I am getting a ton of SEVERE errors in my server logs -
They are essentially 2 different ones: This exception was thrown after the response was committed. Access to this resource is not allowed - Code 9002 and Response already committed. Cannot forward to error page. - Code 9001.
I went looking in the logs after I was experiencing problems publishing static/pre-generated tiles. It looks like the tiles are generating on my server - I can view the "bundles" in my cache directory but they do not show up in the browser - I only see the basemap. I can click and query the tiles - so even though they aren't visible I can see a popup. If I select generate tiles dynamically it works.
I'm hoping the two issues are related.
I'm seeing the same error messages - a great amount of Severe errors, same as the topic starter. However I'm not doing any tile work, rather we are having issues with users trying to submit responses to a Survey123 form, and one of my colleagues is not able to re-publish the survey. This is on ArcGIS Enterprise 10.7.1, fully patched, spread across three machines (Server/Portal/Data Store), all of which have plenty of resources.
I'm getting this error as well, but I can't tell what's causing it. Any idea how I can trace the source of this error?
I'm running Enterprise 10.8.1 with server/portal/datastore on different machines; although, I was getting the same error when I was on 10.7.1.
Linn County, OR
Whatever causes that can't be that SEVERE since it does not seem to affect anything except generating log messages! I looked at it and gave up and opened a support ticket. When I learn anything new I will post it back here for posterity. Hi KeithOlsen!
Hi Brian! Yeah, it seems silly to post an error that can't be traced. Someone on slack suggested looking at the web adapter machine server logs and see if there were errors there. Haven't done that yet.
Right Krysta? If it's so SEVERE then what is the cost? Performance?
My environment: ArcGIS Enterprise 10.8.1 Full Stack Windows Server 2012R2.

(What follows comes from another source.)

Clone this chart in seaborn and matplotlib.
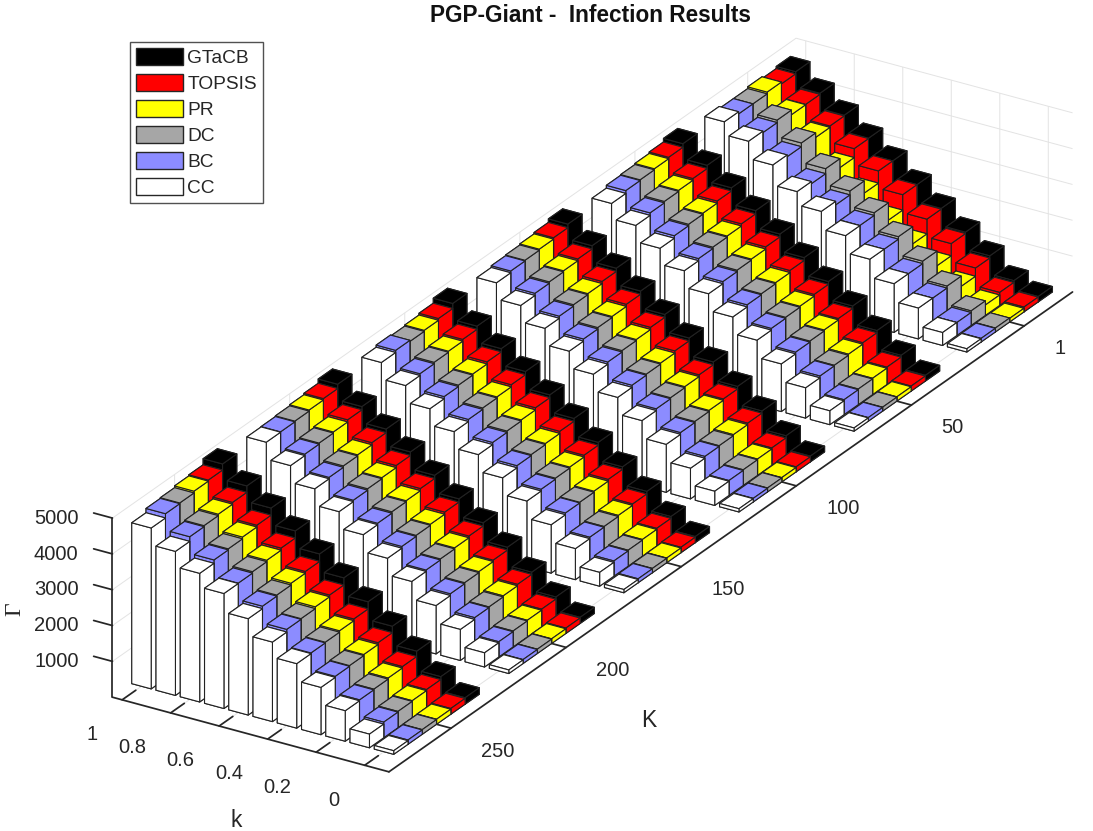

I get many severe errors every day on my server. Now that I've been using ArcGIS Monitor for about 4 months, and can really analyze performance, I can report that the majority of the 9000 series errors are from consumer requests to use our services and the construct of the queries isn't correct. Rarely do any of these severe 9000 series codes result in catastrophic failure of our ArcGIS Enterprise. What's more, since most of them are getting generated from services I share to the public, we've nearly zero ability to stop the bad requests from coming in. Moral of the story: If your ArcGIS Enterprise is serving the public, then make sure the environment is resourced enough to keep on going despite these bad requests.